India conducted nuclear weapons tests in 1998, prompting Pakistan to carry out its own tests. Months later, both countries held a dialogue on nuclear safety issues, but few agreements were implemented, as hostility grew between them.

Uday Bhaskar is deputy director of New Delhi's Institute for Defense Studies and Analysis. He says it is important for both sides to take practical steps to make sure a nuclear war is not started accidentally. "Countries that have nuclear weapons and missiles have an obligation, both to their own population, the region they are located in and to the entire global community to evolve confidence-building measures that would completely eliminate any possibility of misperception, misreading, any wrong interpretation of signals," he said.

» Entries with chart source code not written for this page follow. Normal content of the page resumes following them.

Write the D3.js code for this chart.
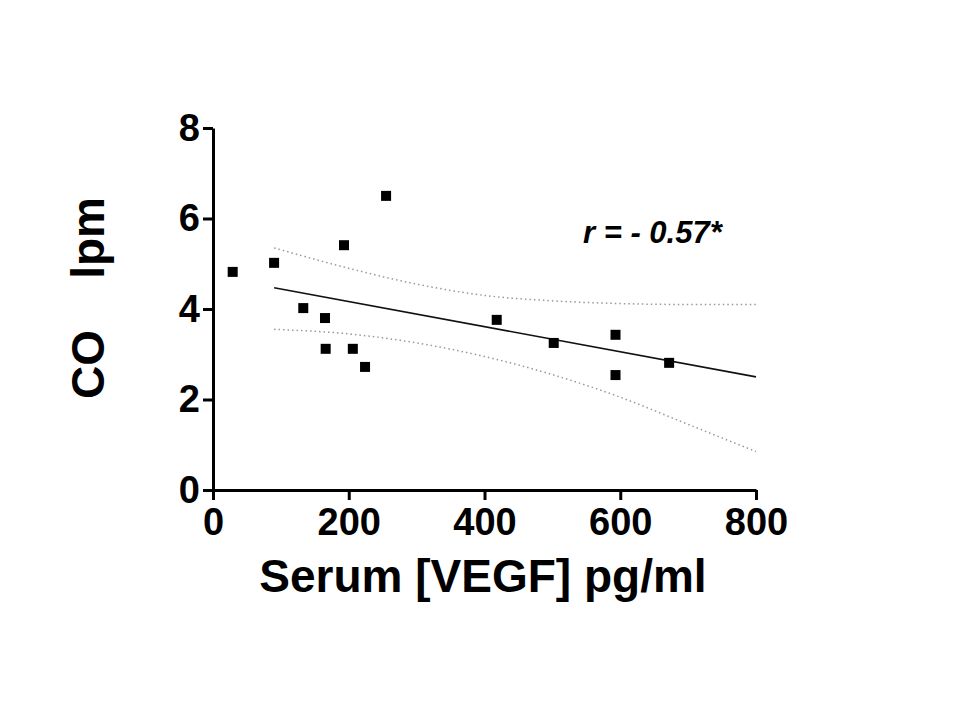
<!DOCTYPE html>
<html>
<head>
<meta charset="utf-8">
<script src="https://cdn.jsdelivr.net/npm/d3@7"></script>
<style>
  body { margin: 0; background: #fff; }
  text { font-family: "Liberation Sans", Arial, sans-serif; }
</style>
</head>
<body>
<div id="chart-area"></div>
<script>
// data
var vegf = [29, 90, 133, 165, 166, 193, 206, 224, 255, 418, 502, 593, 593, 672];
var co   = [4.82, 5.02, 4.02, 3.80, 3.12, 5.41, 3.12, 2.72, 6.50, 3.76, 3.25, 3.43, 2.54, 2.81];

var fitX = [90, 800];
var fitY = [4.47, 2.50];

var bandX     = [90, 200, 300, 400, 500, 600, 700, 800];
var bandUpper = [5.35, 4.90, 4.55, 4.30, 4.18, 4.12, 4.10, 4.10];
var bandLower = [3.55, 3.45, 3.25, 2.95, 2.55, 2.05, 1.45, 0.85];

var xTicks = [0, 200, 400, 600, 800];
var yTicks = [0, 2, 4, 6, 8];

var width = 960, height = 720;
var svg = d3.select("#chart-area").append("svg")
    .attr("width", width).attr("height", height);

var x = d3.scaleLinear().domain([0, 800]).range([213, 756]);
var y = d3.scaleLinear().domain([0, 8]).range([490, 128]);

// axes
var xAxis = svg.append("g")
    .attr("transform", "translate(0,490)")
    .call(d3.axisBottom(x).tickValues(xTicks).tickSize(10).tickSizeOuter(0));
var yAxis = svg.append("g")
    .attr("transform", "translate(213,0)")
    .call(d3.axisLeft(y).tickValues(yTicks).tickSize(10).tickSizeOuter(0));

[xAxis, yAxis].forEach(function(a) {
    a.select(".domain").attr("stroke", "#000").attr("stroke-width", 3);
    a.selectAll(".tick line").attr("stroke", "#000").attr("stroke-width", 3);
    a.selectAll(".tick text")
        .attr("font-size", 38).attr("font-weight", "bold").attr("fill", "#000")
        .style("font-family", "'Liberation Sans', Arial, sans-serif");
});
xAxis.selectAll(".tick text").attr("dy", "0.85em");
yAxis.selectAll(".tick text").attr("dx", "0");

// confidence band (dotted)
var line = d3.line().x(d => x(d[0])).y(d => y(d[1])).curve(d3.curveMonotoneX);
svg.append("path")
    .attr("d", line(d3.zip(bandX, bandUpper)))
    .attr("fill", "none").attr("stroke", "#999").attr("stroke-width", 1.5)
    .attr("stroke-dasharray", "1.5,3");
svg.append("path")
    .attr("d", line(d3.zip(bandX, bandLower)))
    .attr("fill", "none").attr("stroke", "#999").attr("stroke-width", 1.5)
    .attr("stroke-dasharray", "1.5,3");

// regression line
svg.append("path")
    .attr("d", d3.line().x(d => x(d[0])).y(d => y(d[1]))(d3.zip(fitX, fitY)))
    .attr("fill", "none").attr("stroke", "#111").attr("stroke-width", 1.6);

// points
svg.selectAll("rect.pt")
    .data(d3.zip(vegf, co))
    .join("rect")
    .attr("class", "pt")
    .attr("x", d => x(d[0]) - 5).attr("y", d => y(d[1]) - 5)
    .attr("width", 10).attr("height", 10)
    .attr("fill", "#000");

// labels
svg.append("text")
    .attr("x", 483).attr("y", 592)
    .attr("text-anchor", "middle")
    .attr("font-size", 46).attr("font-weight", "bold")
    .text("Serum [VEGF] pg/ml");

svg.append("text")
    .attr("transform", "translate(104,298) rotate(-90)")
    .attr("text-anchor", "middle")
    .attr("font-size", 46).attr("font-weight", "bold")
    .attr("xml:space", "preserve")
    .text("CO    lpm");

svg.append("text")
    .attr("x", 583).attr("y", 243)
    .attr("font-size", 31).attr("font-weight", "bold").attr("font-style", "italic")
    .text("r = - 0.57*");
</script>
</body>
</html>
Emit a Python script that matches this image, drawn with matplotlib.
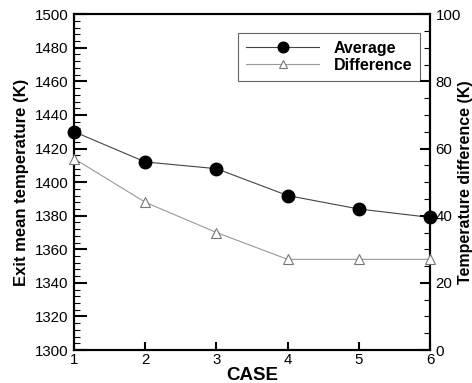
import matplotlib

matplotlib.use("Agg")
import matplotlib.pyplot as plt
from matplotlib.ticker import MultipleLocator

plt.rcParams["font.family"] = ["Liberation Sans", "DejaVu Sans"]

cases = [1, 2, 3, 4, 5, 6]
average = [1430, 1412, 1408, 1392, 1384, 1379]
difference = [57, 44, 35, 27, 27, 27]

fig = plt.figure(figsize=(4.72, 3.83), dpi=100)
ax = fig.add_axes([0.157, 0.086, 0.754, 0.877])
ax2 = ax.twinx()

l1, = ax.plot(cases, average, color="#444444", lw=0.8, marker="o", ms=9,
              mfc="black", mec="black", clip_on=False, zorder=5, label="Average")
l2, = ax2.plot(cases, difference, color="#999999", lw=0.8, marker="^", ms=7,
               mfc="white", mec="#777777", mew=0.8, clip_on=False, zorder=5,
               label="Difference")

ax.set_xlim(1, 6)
ax.set_ylim(1300, 1500)
ax2.set_ylim(0, 100)
ax.set_xticks(cases)
ax.yaxis.set_major_locator(MultipleLocator(20))
ax.yaxis.set_minor_locator(MultipleLocator(4))
ax2.yaxis.set_major_locator(MultipleLocator(20))
ax2.yaxis.set_minor_locator(MultipleLocator(5))

for a in (ax, ax2):
    for s in a.spines.values():
        s.set_linewidth(1.5)

ax.tick_params(axis="y", which="major", direction="in", length=9, width=1.5,
               labelsize=10.8, pad=4)
ax.tick_params(axis="y", which="minor", direction="in", length=4.5, width=0.8)
ax.tick_params(axis="x", which="major", direction="in", length=6, width=1.5,
               labelsize=10.8, pad=2)
ax2.tick_params(axis="y", which="major", direction="in", length=7.5, width=1.5,
                labelsize=10.8, pad=4)
ax2.tick_params(axis="y", which="minor", direction="in", length=4, width=0.8)

ax.set_xlabel("CASE", fontsize=13.5, fontweight="bold", labelpad=0)
ax.set_ylabel("Exit mean temperature (K)", fontsize=12, fontweight="bold",
              labelpad=4)
ax2.set_ylabel("Temperature difference (K)", fontsize=11.5, fontweight="bold")
# keep the right label just inside the figure edge
ax2.yaxis.set_label_coords(1.12, 0.5)
ax2.yaxis.label.set_va("bottom")

leg = ax.legend(handles=[l1, l2], loc="upper left",
                bbox_to_anchor=(238 / 472, 1 - 33 / 383),
                bbox_transform=fig.transFigure, borderaxespad=0,
                fancybox=False, edgecolor="#666666", framealpha=1,
                handlelength=4.6, markerscale=0.85,
                prop={"weight": "bold", "size": 11.5},
                borderpad=0.5, labelspacing=0.1, handletextpad=0.9)
leg.get_frame().set_linewidth(0.8)

fig.savefig("out.png", dpi=100)
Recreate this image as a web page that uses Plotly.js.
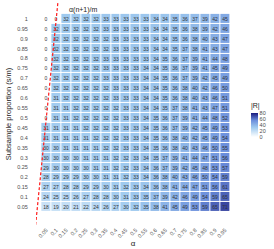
<!DOCTYPE html>
<html><head><meta charset="utf-8">
<script src="https://cdn.plot.ly/plotly-3.0.1.min.js"></script>
<style>html,body{margin:0;padding:0;background:#fff;} #chart{width:274px;height:249px;}</style>
</head><body><div id="chart"></div>
<script>
const alphaLevels = [0.05,0.1,0.15,0.2,0.25,0.3,0.35,0.4,0.45,0.5,0.55,0.6,0.65,0.7,0.75,0.8,0.85,0.9,0.95];
const alphaLabels = ['0.05','0.1','0.15','0.2','0.25','0.3','0.35','0.4','0.45','0.5','0.55','0.6','0.65','0.7','0.75','0.8','0.85','0.9','0.95'];
const subsampleProps = [1,0.95,0.9,0.85,0.8,0.75,0.7,0.65,0.6,0.55,0.5,0.45,0.4,0.35,0.3,0.25,0.2,0.15,0.1,0.05];
const subsampleLabels = ['1','0.95','0.9','0.85','0.8','0.75','0.7','0.65','0.6','0.55','0.5','0.45','0.4','0.35','0.3','0.25','0.2','0.15','0.1','0.05'];
// |R| per subsample proportion (rows, top to bottom) and alpha (columns)
const rejections = [
  [0,0,32,32,32,32,33,33,33,33,33,34,34,35,36,37,39,42,45],
  [0,32,32,32,32,32,33,33,33,33,33,34,34,35,36,38,39,42,46],
  [0,32,32,32,32,32,32,33,33,33,33,34,34,35,36,38,40,43,47],
  [0,32,32,32,32,32,32,33,33,33,33,34,34,35,37,38,41,43,47],
  [0,32,32,32,32,32,33,33,33,33,33,34,35,36,37,39,41,44,48],
  [0,32,32,32,32,32,33,33,33,33,34,34,35,36,37,39,41,45,49],
  [0,32,32,32,32,32,33,33,33,33,34,34,35,36,37,39,42,45,49],
  [0,32,32,32,32,32,32,33,33,33,34,34,35,36,38,40,42,46,50],
  [0,31,32,32,32,32,32,33,33,33,34,34,35,36,38,40,43,46,51],
  [0,31,31,32,32,32,32,32,33,33,34,34,35,37,38,41,43,47,51],
  [0,31,31,32,32,32,32,32,33,33,34,35,36,37,39,41,44,48,52],
  [31,31,31,31,32,32,32,32,33,33,34,35,36,37,39,42,45,49,53],
  [31,31,31,31,31,32,32,32,33,33,34,35,36,38,40,42,45,49,54],
  [30,30,31,31,31,31,32,32,33,33,34,35,36,38,40,43,46,50,55],
  [30,30,30,30,31,31,31,32,32,33,34,35,37,39,41,44,47,51,56],
  [29,30,30,30,30,31,31,32,32,33,34,36,37,39,42,45,48,53,57],
  [28,29,29,29,30,30,31,31,32,33,34,36,38,40,43,46,50,54,59],
  [27,27,28,28,29,29,30,31,32,33,34,36,38,41,44,47,51,56,61],
  [24,25,25,26,27,28,28,30,31,33,35,37,39,42,46,49,54,59,65],
  [18,19,20,21,22,24,26,27,30,32,35,38,41,45,49,53,59,65,71]
];
const boundaryAlpha = [-0.004, 0.108];
const boundaryS = [-0.04, 1.08];
const colorTicks = [0,20,40,60,80];

const font = 'Liberation Sans, Arial, sans-serif';
const heat = {
  type: 'heatmap',
  x: alphaLevels, y: subsampleProps, z: rejections,
  zmin: 0, zmax: 80,
  xgap: 1, ygap: 1,
  colorscale: [[0,'#ffffff'],[0.4,'#9fcaef'],[0.7,'#6a8ddb'],[1,'#1b1b7e']],
  texttemplate: '%{z}',
  textfont: {size: 5, color: '#333333', family: font},
  hoverinfo: 'skip',
  colorbar: {
    x: 1.108, xanchor: 'left', xpad: 0,
    y: 0.48, yanchor: 'middle', ypad: 0,
    len: 37, lenmode: 'pixels', thickness: 7,
    outlinewidth: 0,
    tickvals: colorTicks, ticks: '',
    tickfont: {size: 5.5, color: '#4d4d4d', family: font},
    title: {text: '|R|', side: 'top', font: {size: 7, color: '#222', family: font}}
  }
};
const boundary = {
  type: 'scatter', mode: 'lines',
  x: boundaryAlpha, y: boundaryS,
  line: {color: '#ff1a1a', width: 1.2, dash: '3px,2px'},
  hoverinfo: 'skip', showlegend: false
};
const layout = {
  width: 274, height: 249,
  margin: {l: 36, r: 44, t: 3, b: 24},
  paper_bgcolor: '#fff', plot_bgcolor: '#fff',
  font: {family: font},
  showlegend: false,
  xaxis: {
    range: [-0.002, 0.975], showgrid: false, zeroline: false, showline: false,
    tickvals: alphaLevels, ticktext: alphaLabels, tickangle: -45,
    ticks: '', tickfont: {size: 5.5, color: '#4d4d4d', family: font},
    title: {text: 'α', font: {size: 8, color: '#222', family: font}, standoff: 2}
  },
  yaxis: {
    range: [-0.04, 1.08], showgrid: false, zeroline: false, showline: false,
    tickvals: subsampleProps, ticktext: subsampleLabels,
    ticks: 'outside', ticklen: 6, tickcolor: 'rgba(0,0,0,0)',
    tickfont: {size: 5.5, color: '#4d4d4d', family: font},
    title: {text: 'Subsample proportion (s/m)', font: {size: 7.5, color: '#222', family: font}, standoff: 4}
  },
  annotations: [{
    x: 0.155, y: 1.045, xref: 'x', yref: 'y', xanchor: 'left', yanchor: 'middle',
    text: 'α(n+1)/m', showarrow: false,
    font: {size: 7, color: '#222', family: font}
  }]
};
Plotly.newPlot('chart', [heat, boundary], layout, {displayModeBar: false, staticPlot: true});
</script></body></html>
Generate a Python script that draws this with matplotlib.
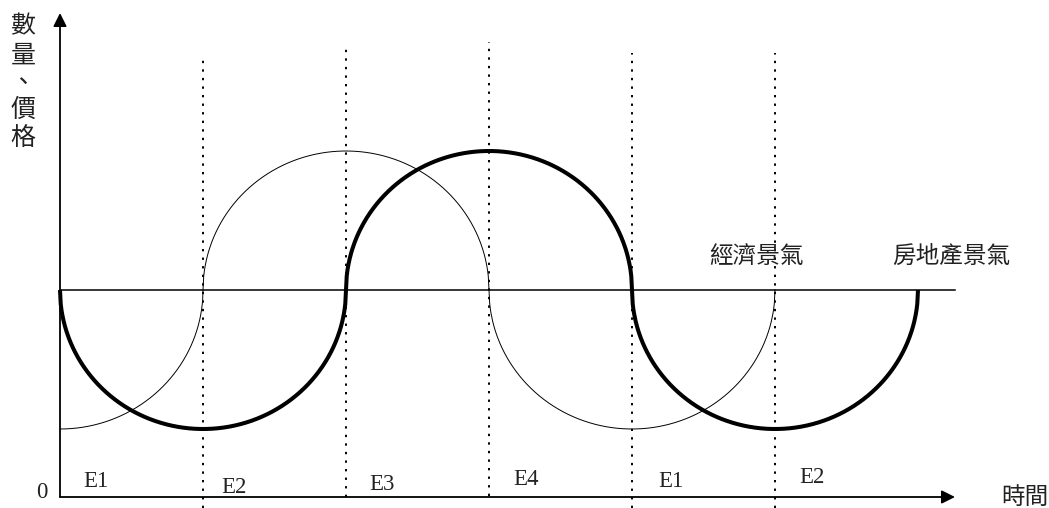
import numpy as np
import matplotlib
matplotlib.use("Agg")
import matplotlib.pyplot as plt

plt.rcParams['font.family'] = ['Noto Sans CJK TC', 'DejaVu Sans']

# ---- data (abstract units: 1 x-unit = one phase, 1 y-unit = cycle amplitude) ----
econ_centers = [0, 2, 4]          # 經濟景氣 half-cycle centres
econ_signs = [-1, 1, -1]
econ_starts = [0, 1, 3]
econ_ends = [1, 3, 5]

estate_centers = [1, 3, 5]        # 房地產景氣 half-cycle centres
estate_signs = [-1, 1, -1]
estate_starts = [0, 2, 4]
estate_ends = [2, 4, 6]

divider_x = [1, 2, 3, 4, 5]
divider_top = [1.66, 1.75, 1.785, 1.705, 1.705]
divider_bottom = [-1.57, -1.49, -1.48, -1.57, -1.57]

phase_labels = ['E1', 'E2', 'E3', 'E4', 'E1', 'E2']
phase_label_x = [0.25, 1.22, 2.25, 3.26, 4.27, 5.26]
phase_label_y = [-1.38, -1.42, -1.4, -1.36, -1.38, -1.35]

ylabel_chars = ['數', '量', '、', '價', '格']


def semicircle_curve(centers, signs, starts, ends):
    xs, ys = [], []
    for c, s, a, b in zip(centers, signs, starts, ends):
        x = np.linspace(a, b, 400)
        y = s * np.sqrt(np.clip(1 - (x - c) ** 2, 0, None))
        xs.append(x)
        ys.append(y)
    return np.concatenate(xs), np.concatenate(ys)


fig = plt.figure(figsize=(10.49, 5.08), dpi=100)
ax = fig.add_axes([0, 0, 1, 1])
ux = 143.0
uy = 139.0
x0_px, y0_px = 60.0, 290.0
ax.set_xlim(-x0_px / ux, (1049 - x0_px) / ux)
ax.set_ylim((y0_px - 508) / uy, y0_px / uy)
ax.axis('off')

# baseline
ax.plot([0, (955 - x0_px) / ux], [0, 0], color='black', lw=1.1)

# curves
ex, ey = semicircle_curve(econ_centers, econ_signs, econ_starts, econ_ends)
ax.plot(ex, ey, color='black', lw=0.7)
rx, ry = semicircle_curve(estate_centers, estate_signs, estate_starts, estate_ends)
ax.plot(rx, ry, color='black', lw=2.9, solid_capstyle='butt')

# dotted dividers
for x, t, b in zip(divider_x, divider_top, divider_bottom):
    ax.plot([x, x], [b, t], color='black', lw=1.4, linestyle=(0, (1.2, 3.2)))

# axes with arrows
xaxis_y = (y0_px - 497) / uy
ax.annotate('', xy=(0, (y0_px - 13) / uy), xytext=(0, xaxis_y),
            arrowprops=dict(arrowstyle='-|>', mutation_scale=20, lw=1.3, color='black',
                            shrinkA=0, shrinkB=0))
ax.annotate('', xy=((955 - x0_px) / ux, xaxis_y), xytext=(0, xaxis_y),
            arrowprops=dict(arrowstyle='-|>', mutation_scale=20, lw=1.3, color='black',
                            shrinkA=0, shrinkB=0))

serif = ['Liberation Serif', 'DejaVu Serif']
for lab, x, y in zip(phase_labels, phase_label_x, phase_label_y):
    ax.text(x, y, lab, family=serif, fontsize=16.5, ha='center', va='center', color='#222222')

ax.text((42 - x0_px) / ux, (y0_px - 492) / uy, '0', family=serif, fontsize=16.5,
        ha='center', va='center', color='#222222')
ax.text((1025 - x0_px) / ux, (y0_px - 497) / uy, '時間', fontsize=17,
        ha='center', va='center', color='#222222')
ax.text((756 - x0_px) / ux, (y0_px - 256) / uy, '經濟景氣', fontsize=17,
        ha='center', va='center', color='#222222')
ax.text((951 - x0_px) / ux, (y0_px - 256) / uy, '房地產景氣', fontsize=17,
        ha='center', va='center', color='#222222')

char_y_px = [26, 56, 83, 110, 138]
for ch, ypx in zip(ylabel_chars, char_y_px):
    ax.text((23 - x0_px) / ux, (y0_px - ypx) / uy, ch, fontsize=18,
            ha='center', va='center', color='#222222')

fig.savefig('out.png', dpi=100)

Analysts say understanding each other's command and control system will be a key issue. The countries may also discuss setting up a hotline between their nuclear commands.

New Delhi has vowed not to use nuclear weapons as a first-strike option. Islamabad says it wants to retain the first-strike option because of India's superiority in conventional arms.

Many international observers describe South Asia as one of the world's most unstable regions. India and Pakistan have fought three wars, and came close to a fourth in 2002. The hostility between them stems from their dispute over Kashmir, the Himalayan territory that is divided between the two countries, but claimed by both.

The nuclear talks will set the tone for peace talks being held a week later in New Delhi between the two governments' foreign secretaries.